Thursday, July 16, 2009

Universal Healthcare in Trouble?

There’s a chance that universal healthcare might not happen soon. According to a new Rasmussen poll, 49% of Americans believe President Obama should wait until the economy improves, while 42% believe he should act now. When you dig into the numbers though, you find that Americans still find healthcare reform to be important. Seventy-eight percent of voters say that reining in health spending is important; 46%v say it’s very important.

Previous polls have shown general enthusiasm for healthcare reform, and even a public option. A New York Times poll from June 20 found that 72% of respondents wanted a public option in health insurance.

I think the campaigns against healthcare reform have taken a toll. There are ads on TV warning how middle class people will be forced onto a government plan where they’ll be standing in line waiting for government bureaucrats to decide if they get that operation or not. The middle class must be persuaded that health care reform won’t come at their expense for it to pass. As it stands, many are satisfied with their healthcare plans. A CNN poll found that 80% of Americans are satisfied with their healthcare.

Now, many of those satisfied are surely young people who don’t have major health problems—yet—and have no reason to be dissatisfied. But when middle aged people have a heart attack and need expensive bypass surgery and find their insurance companies trying to avoid paying the cost, we’ll see how happy they really are with their healthcare. But I digress.

Americans are also likely worried about debt right now. There was a large budget deficit before Obama took office, and that has only grown since the stimulus package and the other spending measures. I wouldn’t be surprised if the deficit were a substantial issue in the midterm elections next year (though the economy will trump everything). So Americans are reluctant to spend another trillion dollars now.

Polls like this could give Republicans ammunition to do more to block certain reforms. They can say they have the American people on their side. This puts the Democrats in a tough position. If they try act now, they risk a backlash at the ballot box next November. On the other hand, they may never have another opportunity this good to push reform through. They could lose seats anyway next year, and they would have wasted a chance to accomplish something Democrats have been talking about since Truman.

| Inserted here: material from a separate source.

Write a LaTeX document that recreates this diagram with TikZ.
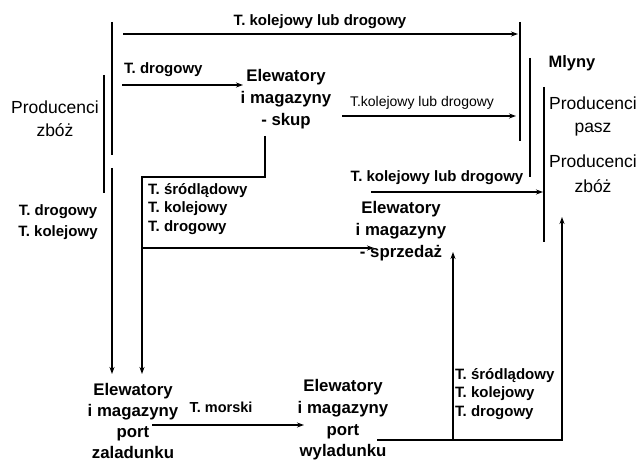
\documentclass[tikz,border=0pt]{standalone}
\usepackage{fontspec}
\setmainfont{Liberation Sans}
\usetikzlibrary{arrows.meta}
\tikzset{
  txt/.style={inner sep=0pt, align=center, font=\fontsize{15}{21.5}\selectfont},
  btxt/.style={txt, font=\fontsize{15}{21.5}\selectfont\bfseries},
  elev/.style={txt, font=\fontsize{16.8}{21.7}\selectfont\bfseries},
  prod/.style={txt, font=\fontsize{17.5}{23}\selectfont},
  listtxt/.style={inner sep=0pt, align=left, anchor=north west, font=\fontsize{15}{18.5}\selectfont\bfseries},
  smalltxt/.style={inner sep=0pt, font=\fontsize{14}{16}\selectfont},
  bar/.style={line width=2.2pt},
  thinbar/.style={line width=1.6pt},
  conn/.style={line width=1.3pt},
  arr/.style={conn, -{Stealth[length=7pt,width=5pt]}},
}
\begin{document}
\begin{tikzpicture}[x=1pt,y=-1pt]
\useasboundingbox (0,0) rectangle (640,465);
% text nodes
\node[btxt] (topl) at (320,22) {T. kolejowy lub drogowy};
\node[btxt, anchor=west] (tdrog) at (124,70) {T. drogowy};
\node[elev] (skup) at (286,99) {Elewatory\\i magazyny\\- skup};
\node[smalltxt] (midl) at (422,103) {T.kolejowy lub drogowy};
\node[btxt, font=\fontsize{16.5}{20}\selectfont\bfseries] (mlyny) at (572,63) {Mlyny};
\node[prod] (ppasz) at (593,116) {Producenci\\pasz};
\node[prod, font=\fontsize{17.5}{25}\selectfont] (pzboz2) at (593,174) {Producenci\\zbóż};
\node[btxt] (lowl) at (437,178) {T. kolejowy lub drogowy};
\node[elev] (sprz) at (401,231) {Elewatory\\i magazyny\\- sprzedaż};
\node[prod] (pzboz) at (55,119) {Producenci\\zbóż};
\node[btxt] (leftl) at (58,222) {T. drogowy\\T. kolejowy};
\node[listtxt] (list1) at (148,183) {T. śródlądowy\\T. kolejowy\\T. drogowy};
\node[elev, font=\fontsize{16.8}{21}\selectfont\bfseries] (zal) at (133,421) {Elewatory\\i magazyny\\port\\zaladunku};
\node[elev] (wyl) at (343,420) {Elewatory\\i magazyny\\port\\wyladunku};
\node[btxt, font=\fontsize{14.5}{18}\selectfont\bfseries] (morl) at (221,407) {T. morski};
\node[listtxt] (list2) at (455,368) {T. śródlądowy\\T. kolejowy\\T. drogowy};
% bar coordinates
\coordinate (aT) at (112,22);  \coordinate (aB) at (112,155);
\coordinate (bT) at (104,75);  \coordinate (bB) at (104,193);
\coordinate (eT) at (520,22);  \coordinate (eB) at (520,141);
\coordinate (fT) at (530,58);  \coordinate (fB) at (530,177);
\coordinate (gT) at (544,87);  \coordinate (gB) at (544,242);
% bars
\draw[bar] (aT) -- (aB);
\draw[thinbar] (bT) -- (bB);
\draw[bar] (eT) -- (eB);
\draw[thinbar] (fT) -- (fB);
\draw[thinbar] (gT) -- (gB);
% connector coordinates
\coordinate (c1s) at (123,34);  \coordinate (c1e) at (518,34);
\coordinate (c2s) at (122,85);  \coordinate (c2e) at (243,85);
\coordinate (c3s) at (342,116); \coordinate (c3e) at (516,116);
\coordinate (c4s) at (371,192); \coordinate (c4e) at (543,192);
\coordinate (c5s) at (112,168); \coordinate (c5e) at (112,374);
\coordinate (c6s) at (265,136); \coordinate (c6a) at (265,177); \coordinate (c6b) at (142,177); \coordinate (c6e) at (142,374);
\coordinate (c7s) at (142,248); \coordinate (c7e) at (374,248);
\coordinate (c8s) at (152,425); \coordinate (c8e) at (304,425);
\coordinate (c9s) at (377,440); \coordinate (c9a) at (562,440); \coordinate (c9e) at (562,217);
\coordinate (c10s) at (453,440); \coordinate (c10e) at (453,252);
% connectors
\draw[arr] (c1s) -- (c1e);
\draw[arr] (c2s) -- (c2e);
\draw[arr] (c3s) -- (c3e);
\draw[arr] (c4s) -- (c4e);
\draw[arr] (c5s) -- (c5e);
\draw[arr] (c6s) -- (c6a) -- (c6b) -- (c6e);
\draw[arr] (c7s) -- (c7e);
\draw[arr] (c8s) -- (c8e);
\draw[arr] (c9s) -- (c9a) -- (c9e);
\draw[arr] (c10s) -- (c10e);
\end{tikzpicture}
\end{document}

That is not to say that health reform will inevitably be derailed again. The Democrats need to do two things. First they have to show that healthcare reform will not hurt the middle class at all. Second, they must make the argument that healthcare reform is vital to our economic interests. If they can convince middle class families that their reforms will result in substantially lower costs which will make their lives easier, then these voters will be more inclined to support reform.